What exactly is a solarium kitchen?

A solarium kitchen is a cooking space enclosed fully or partially by glass walls and a glass or partially glazed roof, designed to maximize natural light and create a strong visual and physical connection to the outdoors.

How much does it cost to build a solarium kitchen extension?

Costs vary widely depending on size, glazing specification, and finish level, but most homeowners should budget between $30,000 and $100,000 for a well-constructed solarium kitchen addition in the United States, with premium projects exceeding that range.

Is a solarium kitchen practical in a cold climate?

Yes, provided it is designed with proper thermal glazing, underfloor heating, and adequate insulation. Triple-glazed units and low-emissivity coatings make modern solarium kitchens genuinely comfortable throughout winter.

Can I grow herbs successfully in a solarium kitchen?

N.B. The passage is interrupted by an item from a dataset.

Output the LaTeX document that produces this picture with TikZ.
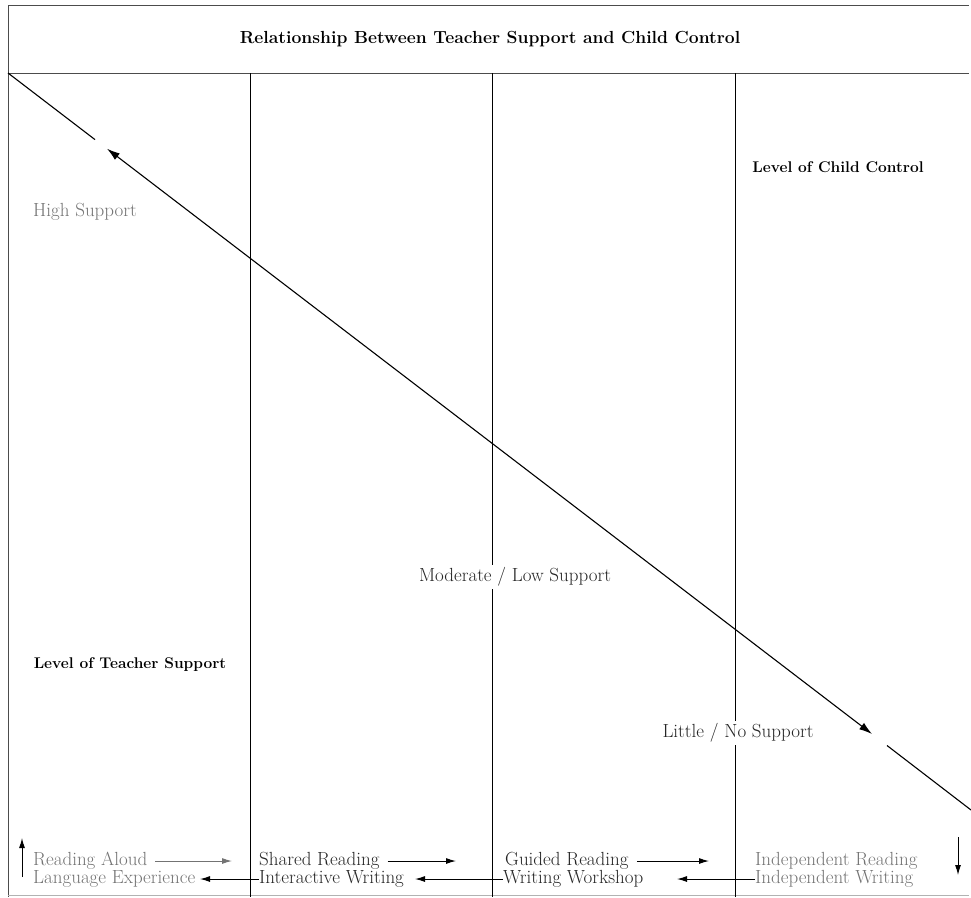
\documentclass[tikz,border=0pt]{standalone}
\usepackage{tikz}
\usetikzlibrary{arrows.meta}

\begin{document}
\begin{tikzpicture}[x=1pt,y=-1pt,>={Latex[length=10pt,width=6pt]}]
\tikzstyle{label}=[inner sep=0pt,text=black!85,font=\fontsize{19}{21}\selectfont]
\tikzstyle{pale}=[label,text=black!55]
\tikzstyle{heading}=[inner sep=0pt,font=\fontsize{15.5}{17}\selectfont\bfseries]
\tikzstyle{flow}=[->,line width=1pt]
\useasboundingbox (0,0) rectangle (971,897);

\draw[line width=0.8pt,black!70] (8,5) -- (969,5);
\draw[line width=0.8pt,black!70] (8,73) -- (969,73);
\draw[line width=0.8pt,black!70] (8,5) -- (8,897);
\draw[line width=0.5pt,black!30] (8,895) -- (969,895);
\foreach \x in {250,492,735}
  \draw[line width=0.8pt] (\x,73) -- (\x,897);

\node[heading,font=\fontsize{17.5}{19}\selectfont\bfseries] (title) at (490,39) {Relationship Between Teacher Support and Child Control};

\coordinate (c0) at (8,73);
\coordinate (c1) at (95,139.6);
\coordinate (h1) at (107,148.7);
\coordinate (h2) at (872,734);
\coordinate (c2) at (887,745.5);
\coordinate (c3) at (971,810);
\draw[line width=1.1pt] (c0) -- (c1);
\draw[{Latex[length=13pt,width=8pt]}-{Latex[length=13pt,width=8pt]},line width=1.1pt] (h1) -- (h2);
\draw[line width=1.1pt] (c2) -- (c3);

\node[pale] (high) at (85,212) {High Support};
\node[heading] (child) at (838,167) {Level of Child Control};
\node[label,fill=white,inner sep=3pt] (moderate) at (515,577) {Moderate / Low Support};
\node[heading] (teacher) at (130,665) {Level of Teacher Support};
\node[label,fill=white,inner sep=3pt] (little) at (738,733) {Little / No Support};

\node[pale,anchor=west] (aloud) at (33,861) {Reading Aloud};
\node[label,anchor=west] (shared) at (259,861) {Shared Reading};
\node[label,anchor=west] (guided) at (505,861) {Guided Reading};
\node[pale,anchor=west] (indread) at (755,861) {Independent Reading};
\node[pale,anchor=west] (langexp) at (33,879) {Language Experience};
\node[label,anchor=west] (interw) at (259,879) {Interactive Writing};
\node[label,anchor=west] (workshop) at (503,879) {Writing Workshop};
\node[pale,anchor=west] (indwrit) at (755,879) {Independent Writing};

\coordinate (r1) at (232,861);
\coordinate (r2) at (456,861);
\coordinate (r3) at (709,861);
\coordinate (w1) at (200,879);
\coordinate (w2) at (415,879);
\coordinate (w3) at (677,879);
\draw[flow,black!55,shorten <=8pt] (aloud.east) -- (r1);
\draw[flow,shorten <=8pt] (shared.east) -- (r2);
\draw[flow,shorten <=8pt] (guided.east) -- (r3);
\draw[flow] (interw.west) -- (w1);
\draw[flow] (workshop.west) -- (w2);
\draw[flow] (indwrit.west) -- (w3);

\coordinate (up0) at (22,877);
\coordinate (up1) at (22,838);
\coordinate (dn0) at (958,837);
\coordinate (dn1) at (958,875);
\draw[flow] (up0) -- (up1);
\draw[flow] (dn0) -- (dn1);
\end{tikzpicture}
\end{document}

Absolutely. The high levels of natural light in a south-facing solarium make it one of the best possible environments for culinary herbs. Basil, rosemary, thyme, mint, and chives all thrive with minimal additional care.

What flooring works best in a solarium kitchen?

Natural stone, porcelain tile, and polished concrete are the most popular choices because they handle temperature fluctuations well, complement the glass-and-light aesthetic, and work efficiently with underfloor heating systems.